3. Dient de in artikel 2, onder d), van de richtlijn gegevensbescherming vermelde zinsnede “die, respectievelijk dat, alleen of tezamen met anderen, het doel van en de middelen voor de verwerking van persoonsgegevens vaststelt” aldus te worden uitgelegd dat een geloofsgemeenschap die een activiteit waarbij persoonsgegevens worden verzameld organiseert (onder andere door de gebieden op te delen waarbinnen de verkondigers hun werk moeten verrichten, door het verkondigingswerk te monitoren en door registers bij te houden van personen die niet willen dat verkondigers hen bezoeken), in verband met deze activiteit van haar leden kan worden aangemerkt als verantwoordelijke voor de verwerking van persoonsgegevens, ondanks het feit dat de geloofsgemeenschap aanvoert dat enkel de individuele verkondigers toegang hebben tot de genoteerde informatie?

4. Moet het voornoemde artikel 2, onder d), aldus worden uitgelegd dat de geloofsgemeenschap slechts als voor de verwerking verantwoordelijke kan worden aangemerkt indien zij andere specifieke maatregelen – zoals het geven van opdrachten of schriftelijke instructies – neemt waarmee zij de verzameling van gegevens stuurt, of volstaat het dat de geloofsgemeenschap daadwerkelijk een rol speelt bij de sturing van de activiteiten van haar leden?

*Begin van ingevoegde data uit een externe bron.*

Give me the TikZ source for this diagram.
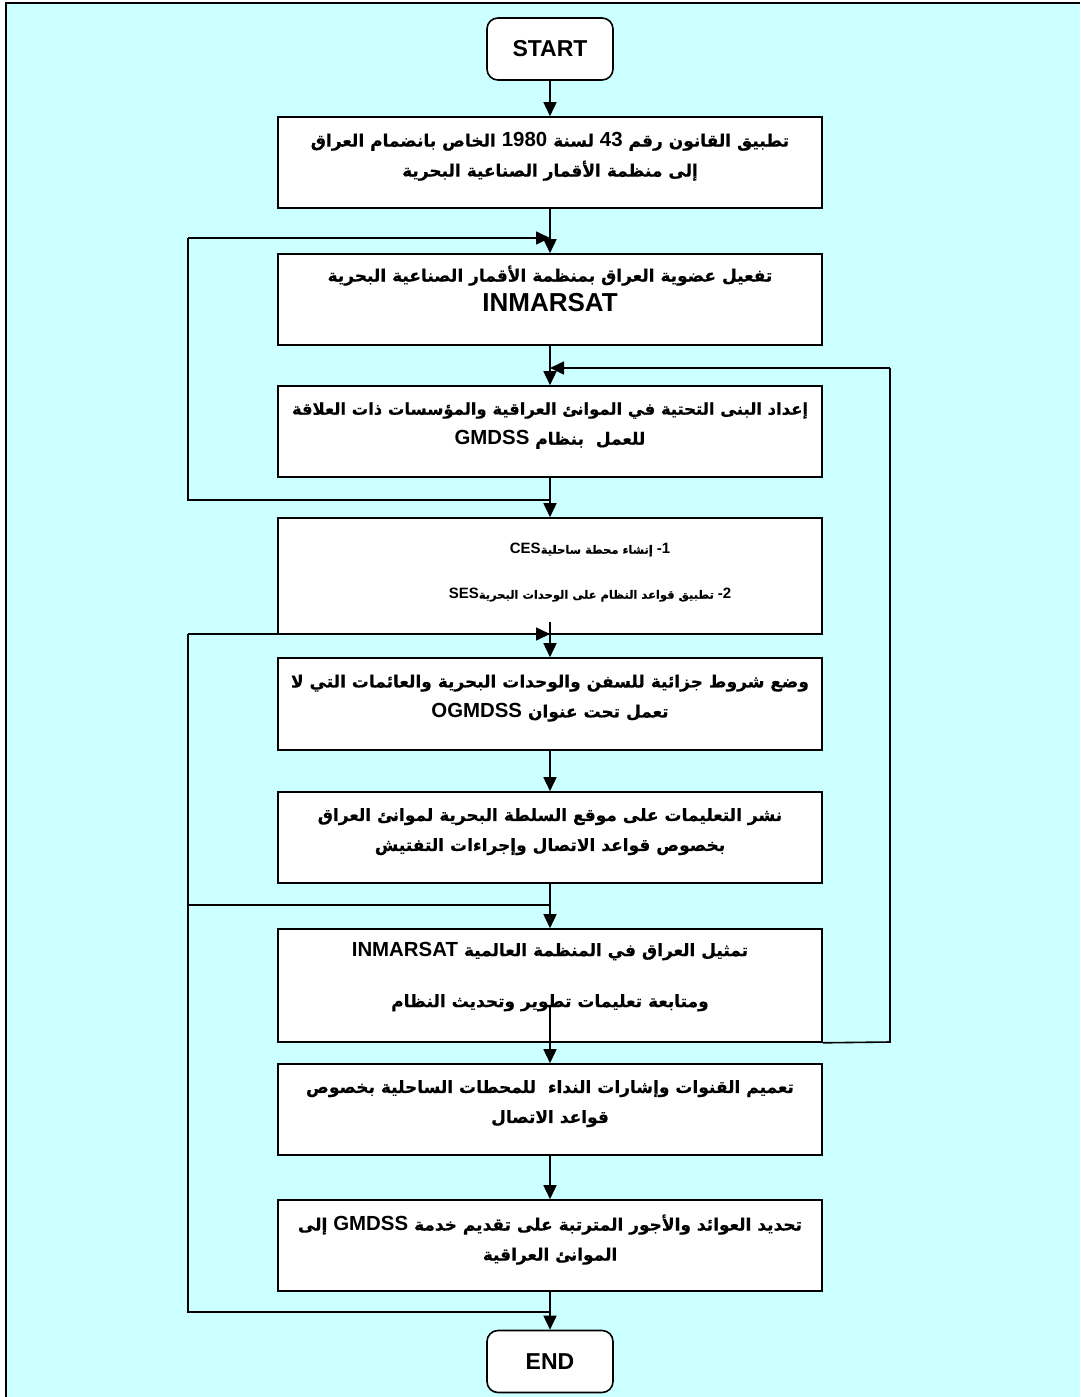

De derde en de vierde vraag hoeven slechts te worden beantwoord indien uit het antwoord op de eerste en de tweede vraag volgt dat de richtlijn toepasselijk is. De vierde vraag hoeft slechts te worden beantwoord indien op basis van het antwoord op de derde vraag niet kan worden uitgesloten dat artikel 2, onder d), van de richtlijn van toepassing is op een geloofsgemeenschap.